_THE PROBLEM_:
For each line in the data below that holds "with", return a copy.

_RAW DATA_:
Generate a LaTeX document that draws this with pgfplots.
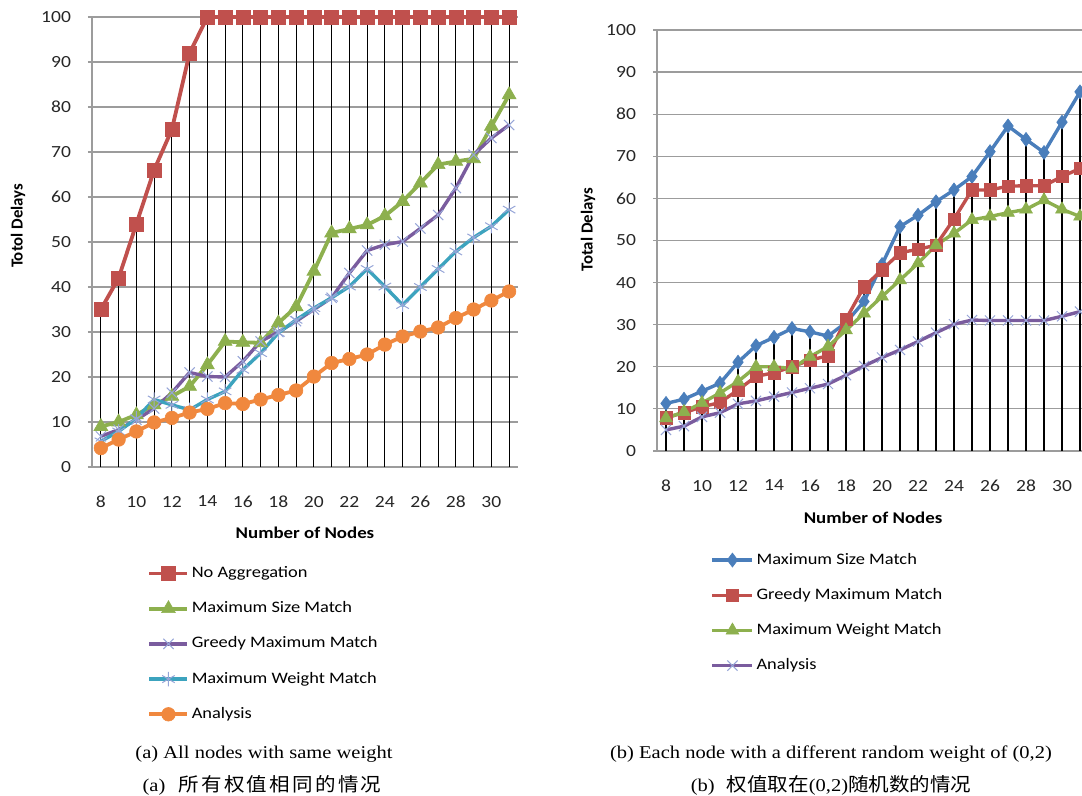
\documentclass[border=0pt]{standalone}
\usepackage{fontspec}
\setmainfont{Carlito}[FakeStretch=1.15]
\newfontfamily\ylabfont{Carlito}
\newfontfamily\capfont{Liberation Serif}[FakeStretch=1.14]
\newfontfamily\cjk{Noto Sans CJK SC}[FakeStretch=1.08]
\newfontfamily\cjkwide{Noto Sans CJK SC}[FakeStretch=1.08, LetterSpace=12]
\usepackage{pgfplots}
\pgfplotsset{compat=1.18}
\definecolor{cRed}{HTML}{C0504D}
\definecolor{cGreen}{HTML}{8DB04E}
\definecolor{cPurple}{HTML}{7A5C9E}
\definecolor{cTeal}{HTML}{3CA3BE}
\definecolor{cOrange}{HTML}{F0883E}
\definecolor{cBlue}{HTML}{4A7EBB}
\definecolor{gridc}{HTML}{9C9C9C}
\definecolor{cXmark}{RGB}{150,165,215}
\pgfplotsset{
 excel/.style={
  scale only axis,
  xmin=7.5, ymin=0, ymax=100,
  xtick={8,10,...,30},
  ytick={0,10,...,100},
  axis x line*=bottom, axis y line*=left,
  axis line style={draw=gridc, line width=0.6pt, -},
  ymajorgrids, major grid style={draw=gridc, line width=0.6pt},
  major tick length=2pt,
  tick align=outside,
  xtick style={draw=none},
  ytick style={draw=gridc, line width=0.6pt},
  every tick label/.append style={font=\fontsize{8.5}{10}\selectfont, text=black!85},
  xticklabel style={yshift=-9pt},
  yticklabel style={xshift=-5pt},
  /pgf/number format/assume math mode=true,
  xlabel style={font=\fontsize{8.2}{10}\selectfont\bfseries, anchor=center},
  ylabel style={font=\ylabfont\fontsize{8.4}{10}\selectfont\bfseries, anchor=center},
  clip=false,
  legend cell align=left,
  legend style={draw=none, fill=none, inner sep=0pt, column sep=1.2pt, row sep=9.6pt,
    font=\fontsize{8}{9.6}\selectfont,
    nodes={inner sep=0pt, text height=6pt, text depth=2pt}},
 }
}
\begin{document}
\begin{tikzpicture}
\useasboundingbox (0,0) rectangle (541pt,398pt);
% ---------------- left chart ----------------
\begin{axis}[excel,
  at={(46pt,164.5pt)}, anchor=south west,
  width=213pt, height=225pt, xmax=31.5,
  xlabel={Number of Nodes}, ylabel={Totol Delays},
  xlabel style={at={(axis description cs:0.5,-0.1467)}},
  ylabel style={at={(axis description cs:-0.1737,0.536)}},
  legend style={at={(axis description cs:0.1295,-0.218)}, anchor=north west},
  legend image code/.code={\draw[mark repeat=2,mark phase=2,#1] plot coordinates {(0pt,0pt) (9.5pt,0pt) (19pt,0pt)};},
]
\addplot[ycomb, black, line width=0.55pt, forget plot, mark=none] coordinates {
(8,35)(9,42)(10,54)(11,66)(12,75)(13,92)(14,100)(15,100)(16,100)(17,100)(18,100)(19,100)(20,100)(21,100)(22,100)(23,100)(24,100)(25,100)(26,100)(27,100)(28,100)(29,100)(30,100)(31,100)};
\addplot[cRed, line width=1.9pt, mark=square*, mark size=3.5pt, mark options={line width=0.3pt, fill=cRed}] coordinates {
(8,35)(9,42)(10,54)(11,66)(12,75)(13,92)(14,100)(15,100)(16,100)(17,100)(18,100)(19,100)(20,100)(21,100)(22,100)(23,100)(24,100)(25,100)(26,100)(27,100)(28,100)(29,100)(30,100)(31,100)};
\addlegendentry{No Aggregation}
\addplot[cGreen, line width=1.9pt, mark=triangle*, mark size=4pt, mark options={line width=0.3pt, fill=cGreen}] coordinates {
(8,9)(9,10)(10,11.6)(11,13.8)(12,15.7)(13,17.9)(14,22.7)(15,27.9)(16,27.7)(17,27.6)(18,32)(19,35.6)(20,43.5)(21,52)(22,52.9)(23,53.8)(24,55.8)(25,59)(26,63.1)(27,67.2)(28,67.9)(29,68.5)(30,75.7)(31,82.7)};
\addlegendentry{Maximum Size Match}
\addplot[cPurple, line width=1.7pt, mark=x, mark size=3.6pt, mark options={line width=0.5pt, draw=cXmark}] coordinates {
(8,6.8)(9,8.3)(10,10.5)(11,13)(12,16.5)(13,21)(14,20.1)(15,20)(16,23.5)(17,27.9)(18,30)(19,32.4)(20,35)(21,37.6)(22,43.1)(23,48.1)(24,49.4)(25,50.1)(26,53)(27,56)(28,62)(29,69.4)(30,73.1)(31,76)};
\addlegendentry{Greedy Maximum Match}
\addplot[cTeal, line width=1.7pt, mark=asterisk, mark size=3.6pt, mark options={line width=0.5pt, draw=cXmark}] coordinates {
(8,5.7)(9,7.9)(10,10.8)(11,15)(12,13.8)(13,12.7)(14,15)(15,16.8)(16,21.6)(17,25.3)(18,29.8)(19,32.7)(20,35.3)(21,37.6)(22,40.1)(23,44)(24,40.1)(25,36)(26,40)(27,44)(28,47.9)(29,51)(30,53.5)(31,57.2)};
\addlegendentry{Maximum Weight Match}
\addplot[cOrange, line width=1.9pt, mark=*, mark size=3.4pt, mark options={line width=0.3pt, fill=cOrange}] coordinates {
(8,4.2)(9,6.1)(10,7.9)(11,9.9)(12,10.9)(13,12.1)(14,12.9)(15,14.2)(16,14)(17,15)(18,16)(19,17)(20,20.1)(21,23.1)(22,24)(23,25)(24,27.2)(25,29)(26,30.1)(27,31)(28,33.1)(29,35)(30,37)(31,39)};
\addlegendentry{Analysis}
\end{axis}
% ---------------- right chart ----------------
\begin{axis}[excel,
  at={(328.5pt,172.5pt)}, anchor=south west,
  width=212.5pt, height=210.5pt, xmax=31.11,
  xlabel={Number of Nodes}, ylabel={Total Delays},
  xlabel style={at={(axis description cs:0.5083,-0.159)}},
  ylabel style={at={(axis description cs:-0.162,0.525)}},
  legend style={at={(axis description cs:0.1255,-0.239)}, anchor=north west},
  legend image code/.code={\draw[mark repeat=2,mark phase=2,#1] plot coordinates {(0pt,0pt) (10pt,0pt) (20pt,0pt)};},
]
\addplot[ycomb, black, line width=0.55pt, forget plot, mark=none] coordinates {
(8,11)(9,12)(10,14)(11,16)(12,21)(13,25)(14,27)(15,29)(16,28)(17,27)(18,31)(19,39)(20,44)(21,53)(22,56)(23,59)(24,62)(25,65)(26,71)(27,77)(28,74)(29,71)(30,78)(31,85)};
\addplot[cBlue, line width=1.7pt, mark=diamond*, mark size=3.5pt, mark options={line width=0.3pt, fill=cBlue}] coordinates {
(8,11.3)(9,12.3)(10,14.2)(11,16.1)(12,21.1)(13,25)(14,27)(15,29.1)(16,28.3)(17,27.3)(18,30.5)(19,35.5)(20,44.3)(21,53.3)(22,56)(23,59.2)(24,62)(25,65.2)(26,71.1)(27,77.2)(28,74)(29,70.9)(30,78.1)(31,85.3)};
\addlegendentry{Maximum Size Match}
\addplot[cRed, line width=1.7pt, mark=square*, mark size=3.1pt, mark options={line width=0.3pt, fill=cRed}] coordinates {
(8,7.9)(9,9.1)(10,10.5)(11,11.5)(12,14.5)(13,17.7)(14,18.6)(15,20)(16,21.6)(17,22.6)(18,31.3)(19,39)(20,43)(21,47.1)(22,47.9)(23,48.9)(24,55.1)(25,62)(26,62)(27,62.9)(28,63)(29,63)(30,65.2)(31,67.1)};
\addlegendentry{Greedy Maximum Match}
\addplot[cGreen, line width=1.7pt, mark=triangle*, mark size=3.7pt, mark options={line width=0.3pt, fill=cGreen}] coordinates {
(8,7.8)(9,9.3)(10,11.4)(11,13.8)(12,16.5)(13,20)(14,20)(15,19.6)(16,22.4)(17,24.8)(18,28.7)(19,32.7)(20,36.7)(21,40.6)(22,44.6)(23,48.9)(24,51.7)(25,54.9)(26,55.7)(27,56.6)(28,57.4)(29,59.6)(30,57.4)(31,55.7)};
\addlegendentry{Maximum Weight Match}
\addplot[cPurple, line width=1.7pt, mark=x, mark size=3.6pt, mark options={line width=0.5pt, draw=cXmark}] coordinates {
(8,5)(9,5.9)(10,8.1)(11,9.1)(12,11.2)(13,11.9)(14,12.9)(15,13.9)(16,14.9)(17,15.9)(18,18)(19,20.2)(20,22.2)(21,24)(22,26)(23,28.1)(24,30.1)(25,31.1)(26,31)(27,31)(28,31)(29,31)(30,32)(31,33.1)};
\addlegendentry{Analysis}
\end{axis}
% ---------------- captions ----------------
\node[anchor=base, inner sep=0pt, font=\capfont\fontsize{9}{11}\selectfont] at (132pt,18.5pt) {(a) All nodes with same weight};
\node[anchor=base, inner sep=0pt] at (131pt,2pt) {\capfont\fontsize{9}{11}\selectfont (a)\hspace{6.5pt}\cjkwide\fontsize{9.5}{11}\selectfont 所有权值相同的情况};
\node[anchor=base, inner sep=0pt, font=\capfont\fontsize{9}{11}\selectfont] at (415.5pt,18.5pt) {(b) Each node with a different random weight of (0,2)};
\node[anchor=base, inner sep=0pt] at (415.5pt,2pt) {\capfont\fontsize{9}{11}\selectfont (b)\hspace{6pt}{\cjk\fontsize{9.5}{11}\selectfont 权值取在}(0,2){\cjk\fontsize{9.5}{11}\selectfont 随机数的情况}};
\end{tikzpicture}
\end{document}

_FINAL RESULT_:
Generate a LaTeX document that draws this with pgfplots.
\node[anchor=base, inner sep=0pt, font=\capfont\fontsize{9}{11}\selectfont] at (132pt,18.5pt) {(a) All nodes with same weight};
\node[anchor=base, inner sep=0pt, font=\capfont\fontsize{9}{11}\selectfont] at (415.5pt,18.5pt) {(b) Each node with a different random weight of (0,2)};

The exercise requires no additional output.